The video documentation of the show is here. made by Charles Benton.
My second destination was Lyles & King’s newly opened location on Catherine St. within only couple of buildings of Foxy Production. The show titled “I want to feel alive again” concerns the body, empathy, and human connection, using skin as the central motif.
“With the world grown uncertain, it makes sense to refocus on figuration, to take refuge in the facticity of our bodies (when pricked, we bleed: fact), but in the current situation it is a roulette wheel: our bodies could betray us and fail at any time.” – this sentence in the press release directly connected to the anxiety I felt as a cancer researcher during the COVID-19 lockdown! The carefully curated artworks for this show aligned with this message.
In the inaugural show, I had the pleasure of speaking to the Owner and Director, Issac Lyles. The outdoor backyard space, as Isaac will emphasize, is a must-see if you are visiting the gallery. The current show will identify with our cravings for skin-to-skin contact that’s impossible as we focus on safe, social distancing.
For my third destination, I walked along the Essex St. up until the Houston St. where Chapter NY found a cute and sunny location. The show titled “Phantom Gates and Falling Homes” by artist Cheyenne Julien presents a multifaceted view of the city life.

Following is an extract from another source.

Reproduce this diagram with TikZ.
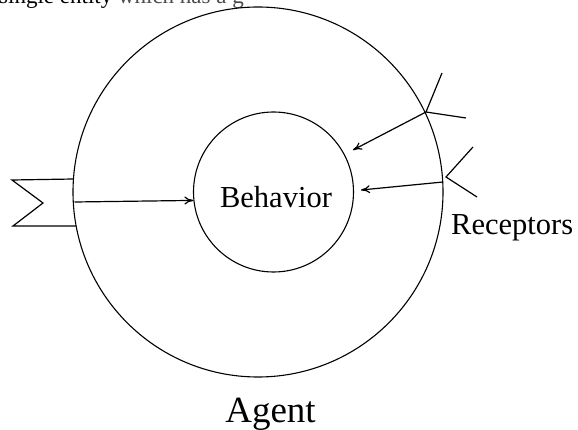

Perhaps the most direct link to the recent #BLM protest days from a population already angered, anxious and frustrated from COVID-19 lockdown is depicted in the artworks. You will realize these emotions on many levels as you stand in front the painting showing a hand holding a knife is stabbing the water bottles rolling out of a vandalized vending machine! Similarly, you will observe the subject in Trini Slangs, “flaunts her t-shirt which has been knotted to accentuate her tapered waist and curving hips. She holds her pose with confidence and ease.”
For viewing, in all these venues, I almost had the whole gallery to myself. Perhaps a rainy weekday afternoon added to the reasons along with the dedicated gallery visitors struggling to keep up with planning on online appointments and a fear of being in closed spaces. However, the gallery staffs were periodically cleaning the surfaces touched by the visitors and bottles of hand sanitizers were placed at the entrance.
For a scientist-artist and a “New Yorker at heart” like myself, New York City still remains “the city of final destination” as you will read in E.B. White’s essay. While Jerry Seinfeld’s recent opinion piece on New York Times comforts me that New York will NEVER be over, experiencing the re-opening of art galleries that have been the beating heart of the social and cultural scene of this city, reassures that very notion. Thanks to Foxy Production, Lyles & King, and Chapter NY, I get to live this city life once again through the perspective of others!